• Objective:
Write out the material exactly. Do not include the pictures.
--- Start of Given material ---
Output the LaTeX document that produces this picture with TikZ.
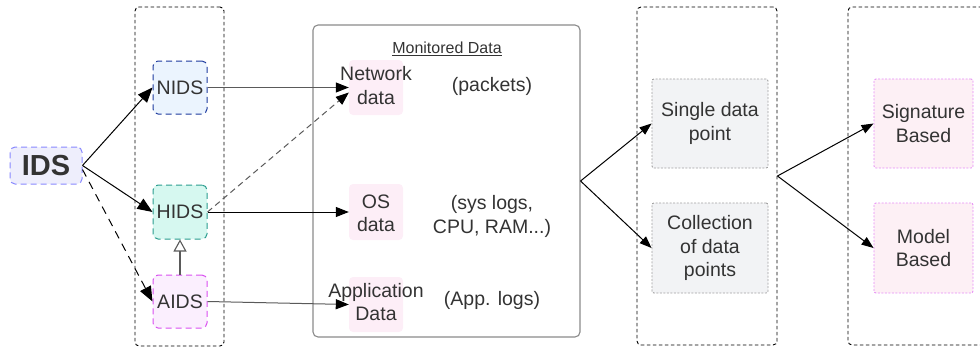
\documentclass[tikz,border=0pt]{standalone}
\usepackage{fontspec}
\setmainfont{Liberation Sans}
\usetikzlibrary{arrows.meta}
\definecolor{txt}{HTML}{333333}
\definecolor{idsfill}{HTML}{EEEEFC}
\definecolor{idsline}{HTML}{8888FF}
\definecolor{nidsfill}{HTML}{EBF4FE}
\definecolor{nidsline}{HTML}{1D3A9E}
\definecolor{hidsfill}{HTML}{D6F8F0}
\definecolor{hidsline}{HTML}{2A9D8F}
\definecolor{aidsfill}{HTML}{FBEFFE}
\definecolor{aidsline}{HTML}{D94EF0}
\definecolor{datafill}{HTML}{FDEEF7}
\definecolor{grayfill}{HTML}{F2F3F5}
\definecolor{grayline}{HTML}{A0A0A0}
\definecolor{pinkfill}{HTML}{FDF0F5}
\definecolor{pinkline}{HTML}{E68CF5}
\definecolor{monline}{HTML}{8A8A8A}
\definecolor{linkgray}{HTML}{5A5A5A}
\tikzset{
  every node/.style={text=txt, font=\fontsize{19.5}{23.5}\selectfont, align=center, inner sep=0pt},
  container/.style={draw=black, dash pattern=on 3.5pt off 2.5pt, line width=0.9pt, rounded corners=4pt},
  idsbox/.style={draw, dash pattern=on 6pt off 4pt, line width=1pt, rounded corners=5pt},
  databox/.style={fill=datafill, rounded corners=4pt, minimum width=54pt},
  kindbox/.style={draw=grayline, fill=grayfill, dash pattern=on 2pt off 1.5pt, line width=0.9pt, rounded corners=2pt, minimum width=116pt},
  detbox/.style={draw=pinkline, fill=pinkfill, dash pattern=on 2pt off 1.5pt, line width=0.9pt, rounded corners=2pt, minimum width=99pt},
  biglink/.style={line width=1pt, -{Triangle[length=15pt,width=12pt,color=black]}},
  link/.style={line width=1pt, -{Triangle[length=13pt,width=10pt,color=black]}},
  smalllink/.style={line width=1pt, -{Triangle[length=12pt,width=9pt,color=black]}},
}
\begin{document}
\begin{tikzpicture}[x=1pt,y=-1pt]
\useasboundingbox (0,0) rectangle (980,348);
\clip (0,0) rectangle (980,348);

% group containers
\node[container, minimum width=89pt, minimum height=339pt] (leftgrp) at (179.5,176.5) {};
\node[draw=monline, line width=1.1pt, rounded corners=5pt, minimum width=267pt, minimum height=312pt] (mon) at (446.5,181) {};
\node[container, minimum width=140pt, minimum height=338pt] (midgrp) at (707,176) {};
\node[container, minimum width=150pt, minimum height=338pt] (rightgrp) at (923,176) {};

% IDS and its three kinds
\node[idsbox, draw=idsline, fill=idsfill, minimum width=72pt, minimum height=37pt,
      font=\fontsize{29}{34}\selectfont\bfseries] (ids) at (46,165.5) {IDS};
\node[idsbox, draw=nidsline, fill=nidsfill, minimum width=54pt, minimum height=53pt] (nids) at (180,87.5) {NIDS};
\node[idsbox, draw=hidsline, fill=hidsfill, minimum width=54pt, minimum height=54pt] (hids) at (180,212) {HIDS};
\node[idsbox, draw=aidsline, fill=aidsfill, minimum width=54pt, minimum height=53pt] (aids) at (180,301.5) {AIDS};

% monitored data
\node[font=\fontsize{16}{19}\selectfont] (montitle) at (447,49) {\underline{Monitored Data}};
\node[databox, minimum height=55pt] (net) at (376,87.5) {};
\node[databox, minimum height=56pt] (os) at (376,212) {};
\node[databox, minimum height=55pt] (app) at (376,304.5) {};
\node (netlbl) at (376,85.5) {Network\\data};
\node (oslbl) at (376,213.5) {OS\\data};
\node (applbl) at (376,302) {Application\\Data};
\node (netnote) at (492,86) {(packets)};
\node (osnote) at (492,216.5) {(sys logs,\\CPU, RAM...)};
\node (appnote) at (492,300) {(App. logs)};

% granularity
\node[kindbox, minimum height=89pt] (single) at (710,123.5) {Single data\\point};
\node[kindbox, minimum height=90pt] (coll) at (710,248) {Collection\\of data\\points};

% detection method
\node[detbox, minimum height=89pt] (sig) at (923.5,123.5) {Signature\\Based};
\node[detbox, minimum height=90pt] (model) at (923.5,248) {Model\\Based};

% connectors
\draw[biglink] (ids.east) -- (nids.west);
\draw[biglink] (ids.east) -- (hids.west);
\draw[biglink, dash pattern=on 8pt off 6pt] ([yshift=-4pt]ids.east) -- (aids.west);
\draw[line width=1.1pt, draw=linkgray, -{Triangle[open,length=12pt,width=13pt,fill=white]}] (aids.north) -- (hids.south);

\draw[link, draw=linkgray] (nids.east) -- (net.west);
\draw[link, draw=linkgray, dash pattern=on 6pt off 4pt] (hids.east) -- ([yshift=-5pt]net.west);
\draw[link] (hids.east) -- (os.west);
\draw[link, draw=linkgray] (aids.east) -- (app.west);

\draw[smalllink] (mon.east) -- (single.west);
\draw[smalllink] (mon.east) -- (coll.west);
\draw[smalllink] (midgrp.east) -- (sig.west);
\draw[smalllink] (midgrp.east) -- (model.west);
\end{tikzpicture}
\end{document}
--- End of Given material ---
• Written solution:
Output the LaTeX document that produces this picture with TikZ.
\documentclass[tikz,border=0pt]{standalone}
\usepackage{fontspec}
\setmainfont{Liberation Sans}
\usetikzlibrary{arrows.meta}
\definecolor{txt}{HTML}{333333}
\definecolor{idsfill}{HTML}{EEEEFC}
\definecolor{idsline}{HTML}{8888FF}
\definecolor{nidsfill}{HTML}{EBF4FE}
\definecolor{nidsline}{HTML}{1D3A9E}
\definecolor{hidsfill}{HTML}{D6F8F0}
\definecolor{hidsline}{HTML}{2A9D8F}
\definecolor{aidsfill}{HTML}{FBEFFE}
\definecolor{aidsline}{HTML}{D94EF0}
\definecolor{datafill}{HTML}{FDEEF7}
\definecolor{grayfill}{HTML}{F2F3F5}
\definecolor{grayline}{HTML}{A0A0A0}
\definecolor{pinkfill}{HTML}{FDF0F5}
\definecolor{pinkline}{HTML}{E68CF5}
\definecolor{monline}{HTML}{8A8A8A}
\definecolor{linkgray}{HTML}{5A5A5A}
\tikzset{
  every node/.style={text=txt, font=\fontsize{19.5}{23.5}\selectfont, align=center, inner sep=0pt},
  container/.style={draw=black, dash pattern=on 3.5pt off 2.5pt, line width=0.9pt, rounded corners=4pt},
  idsbox/.style={draw, dash pattern=on 6pt off 4pt, line width=1pt, rounded corners=5pt},
  databox/.style={fill=datafill, rounded corners=4pt, minimum width=54pt},
  kindbox/.style={draw=grayline, fill=grayfill, dash pattern=on 2pt off 1.5pt, line width=0.9pt, rounded corners=2pt, minimum width=116pt},
  detbox/.style={draw=pinkline, fill=pinkfill, dash pattern=on 2pt off 1.5pt, line width=0.9pt, rounded corners=2pt, minimum width=99pt},
  biglink/.style={line width=1pt, -{Triangle[length=15pt,width=12pt,color=black]}},
  link/.style={line width=1pt, -{Triangle[length=13pt,width=10pt,color=black]}},
  smalllink/.style={line width=1pt, -{Triangle[length=12pt,width=9pt,color=black]}},
}
\begin{document}
\begin{tikzpicture}[x=1pt,y=-1pt]
\useasboundingbox (0,0) rectangle (980,348);
\clip (0,0) rectangle (980,348);

% group containers
\node[container, minimum width=89pt, minimum height=339pt] (leftgrp) at (179.5,176.5) {};
\node[draw=monline, line width=1.1pt, rounded corners=5pt, minimum width=267pt, minimum height=312pt] (mon) at (446.5,181) {};
\node[container, minimum width=140pt, minimum height=338pt] (midgrp) at (707,176) {};
\node[container, minimum width=150pt, minimum height=338pt] (rightgrp) at (923,176) {};

% IDS and its three kinds
\node[idsbox, draw=idsline, fill=idsfill, minimum width=72pt, minimum height=37pt,
      font=\fontsize{29}{34}\selectfont\bfseries] (ids) at (46,165.5) {IDS};
\node[idsbox, draw=nidsline, fill=nidsfill, minimum width=54pt, minimum height=53pt] (nids) at (180,87.5) {NIDS};
\node[idsbox, draw=hidsline, fill=hidsfill, minimum width=54pt, minimum height=54pt] (hids) at (180,212) {HIDS};
\node[idsbox, draw=aidsline, fill=aidsfill, minimum width=54pt, minimum height=53pt] (aids) at (180,301.5) {AIDS};

% monitored data
\node[font=\fontsize{16}{19}\selectfont] (montitle) at (447,49) {\underline{Monitored Data}};
\node[databox, minimum height=55pt] (net) at (376,87.5) {};
\node[databox, minimum height=56pt] (os) at (376,212) {};
\node[databox, minimum height=55pt] (app) at (376,304.5) {};
\node (netlbl) at (376,85.5) {Network\\data};
\node (oslbl) at (376,213.5) {OS\\data};
\node (applbl) at (376,302) {Application\\Data};
\node (netnote) at (492,86) {(packets)};
\node (osnote) at (492,216.5) {(sys logs,\\CPU, RAM...)};
\node (appnote) at (492,300) {(App. logs)};

% granularity
\node[kindbox, minimum height=89pt] (single) at (710,123.5) {Single data\\point};
\node[kindbox, minimum height=90pt] (coll) at (710,248) {Collection\\of data\\points};

% detection method
\node[detbox, minimum height=89pt] (sig) at (923.5,123.5) {Signature\\Based};
\node[detbox, minimum height=90pt] (model) at (923.5,248) {Model\\Based};

% connectors
\draw[biglink] (ids.east) -- (nids.west);
\draw[biglink] (ids.east) -- (hids.west);
\draw[biglink, dash pattern=on 8pt off 6pt] ([yshift=-4pt]ids.east) -- (aids.west);
\draw[line width=1.1pt, draw=linkgray, -{Triangle[open,length=12pt,width=13pt,fill=white]}] (aids.north) -- (hids.south);

\draw[link, draw=linkgray] (nids.east) -- (net.west);
\draw[link, draw=linkgray, dash pattern=on 6pt off 4pt] (hids.east) -- ([yshift=-5pt]net.west);
\draw[link] (hids.east) -- (os.west);
\draw[link, draw=linkgray] (aids.east) -- (app.west);

\draw[smalllink] (mon.east) -- (single.west);
\draw[smalllink] (mon.east) -- (coll.west);
\draw[smalllink] (midgrp.east) -- (sig.west);
\draw[smalllink] (midgrp.east) -- (model.west);
\end{tikzpicture}
\end{document}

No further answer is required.